__GIVEN PROBLEM__:
Each record below is to be copied word for word, with pictures removed.

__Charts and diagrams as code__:
—————
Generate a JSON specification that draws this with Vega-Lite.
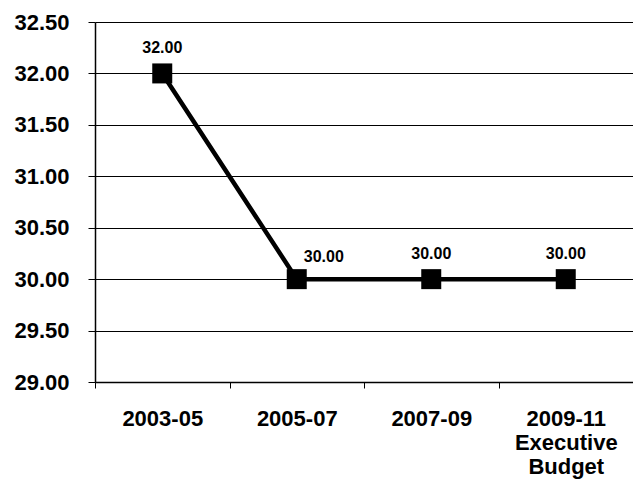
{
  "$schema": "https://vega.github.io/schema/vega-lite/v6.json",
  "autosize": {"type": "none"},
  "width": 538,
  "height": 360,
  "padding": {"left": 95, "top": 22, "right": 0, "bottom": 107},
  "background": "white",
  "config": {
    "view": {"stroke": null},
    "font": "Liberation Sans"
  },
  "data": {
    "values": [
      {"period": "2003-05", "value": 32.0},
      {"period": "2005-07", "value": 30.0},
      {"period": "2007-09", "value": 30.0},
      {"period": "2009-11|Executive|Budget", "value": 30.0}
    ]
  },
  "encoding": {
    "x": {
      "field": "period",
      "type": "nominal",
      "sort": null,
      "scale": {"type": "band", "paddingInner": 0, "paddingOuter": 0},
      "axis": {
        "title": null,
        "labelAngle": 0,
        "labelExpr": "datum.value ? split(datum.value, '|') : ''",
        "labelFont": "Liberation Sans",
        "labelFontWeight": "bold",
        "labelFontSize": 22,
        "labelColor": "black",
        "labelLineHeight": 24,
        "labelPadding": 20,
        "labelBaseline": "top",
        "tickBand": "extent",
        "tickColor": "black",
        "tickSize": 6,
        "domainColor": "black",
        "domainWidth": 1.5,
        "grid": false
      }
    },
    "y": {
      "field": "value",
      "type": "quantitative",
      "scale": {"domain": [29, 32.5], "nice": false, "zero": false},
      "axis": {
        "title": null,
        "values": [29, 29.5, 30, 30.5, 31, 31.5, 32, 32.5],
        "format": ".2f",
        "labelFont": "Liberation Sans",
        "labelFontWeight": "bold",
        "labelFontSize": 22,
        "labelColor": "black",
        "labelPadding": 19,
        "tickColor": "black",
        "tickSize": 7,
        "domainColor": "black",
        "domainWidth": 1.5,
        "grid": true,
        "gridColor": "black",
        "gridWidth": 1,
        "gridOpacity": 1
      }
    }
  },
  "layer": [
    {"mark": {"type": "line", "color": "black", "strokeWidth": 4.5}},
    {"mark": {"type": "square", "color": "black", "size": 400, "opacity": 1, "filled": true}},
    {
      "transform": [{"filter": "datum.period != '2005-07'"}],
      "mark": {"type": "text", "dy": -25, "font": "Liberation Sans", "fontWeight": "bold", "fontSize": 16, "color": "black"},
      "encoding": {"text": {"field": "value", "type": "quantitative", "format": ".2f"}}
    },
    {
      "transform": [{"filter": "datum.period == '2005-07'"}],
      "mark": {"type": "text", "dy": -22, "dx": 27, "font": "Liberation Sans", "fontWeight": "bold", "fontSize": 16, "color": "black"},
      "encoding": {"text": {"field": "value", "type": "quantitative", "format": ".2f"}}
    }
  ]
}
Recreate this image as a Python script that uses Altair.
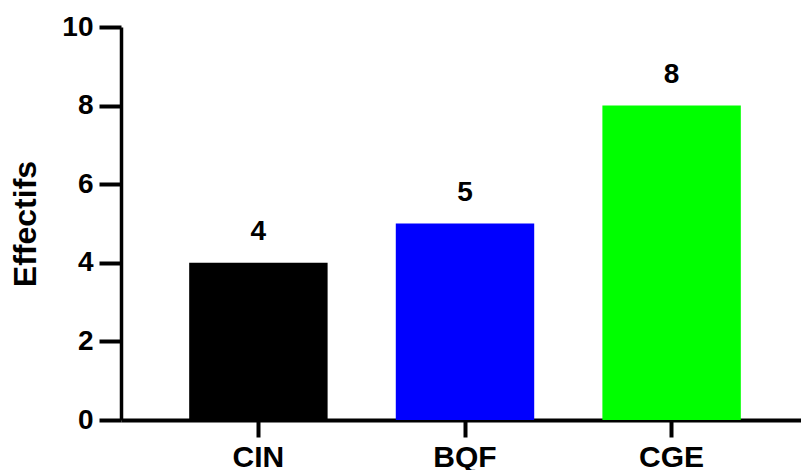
—————
__COMPLETE OUTPUT__:
Generate a JSON specification that draws this with Vega-Lite.
{
  "$schema": "https://vega.github.io/schema/vega-lite/v6.json",
  "autosize": {"type": "none"},
  "width": 538,
  "height": 360,
  "padding": {"left": 95, "top": 22, "right": 0, "bottom": 107},
  "background": "white",
  "config": {
    "view": {"stroke": null},
    "font": "Liberation Sans"
  },
  "data": {
    "values": [
      {"period": "2003-05", "value": 32.0},
      {"period": "2005-07", "value": 30.0},
      {"period": "2007-09", "value": 30.0},
      {"period": "2009-11|Executive|Budget", "value": 30.0}
    ]
  },
  "encoding": {
    "x": {
      "field": "period",
      "type": "nominal",
      "sort": null,
      "scale": {"type": "band", "paddingInner": 0, "paddingOuter": 0},
      "axis": {
        "title": null,
        "labelAngle": 0,
        "labelExpr": "datum.value ? split(datum.value, '|') : ''",
        "labelFont": "Liberation Sans",
        "labelFontWeight": "bold",
        "labelFontSize": 22,
        "labelColor": "black",
        "labelLineHeight": 24,
        "labelPadding": 20,
        "labelBaseline": "top",
        "tickBand": "extent",
        "tickColor": "black",
        "tickSize": 6,
        "domainColor": "black",
        "domainWidth": 1.5,
        "grid": false
      }
    },
    "y": {
      "field": "value",
      "type": "quantitative",
      "scale": {"domain": [29, 32.5], "nice": false, "zero": false},
      "axis": {
        "title": null,
        "values": [29, 29.5, 30, 30.5, 31, 31.5, 32, 32.5],
        "format": ".2f",
        "labelFont": "Liberation Sans",
        "labelFontWeight": "bold",
        "labelFontSize": 22,
        "labelColor": "black",
        "labelPadding": 19,
        "tickColor": "black",
        "tickSize": 7,
        "domainColor": "black",
        "domainWidth": 1.5,
        "grid": true,
        "gridColor": "black",
        "gridWidth": 1,
        "gridOpacity": 1
      }
    }
  },
  "layer": [
    {"mark": {"type": "line", "color": "black", "strokeWidth": 4.5}},
    {"mark": {"type": "square", "color": "black", "size": 400, "opacity": 1, "filled": true}},
    {
      "transform": [{"filter": "datum.period != '2005-07'"}],
      "mark": {"type": "text", "dy": -25, "font": "Liberation Sans", "fontWeight": "bold", "fontSize": 16, "color": "black"},
      "encoding": {"text": {"field": "value", "type": "quantitative", "format": ".2f"}}
    },
    {
      "transform": [{"filter": "datum.period == '2005-07'"}],
      "mark": {"type": "text", "dy": -22, "dx": 27, "font": "Liberation Sans", "fontWeight": "bold", "fontSize": 16, "color": "black"},
      "encoding": {"text": {"field": "value", "type": "quantitative", "format": ".2f"}}
    }
  ]
}
Recreate this image as a Python script that uses Altair.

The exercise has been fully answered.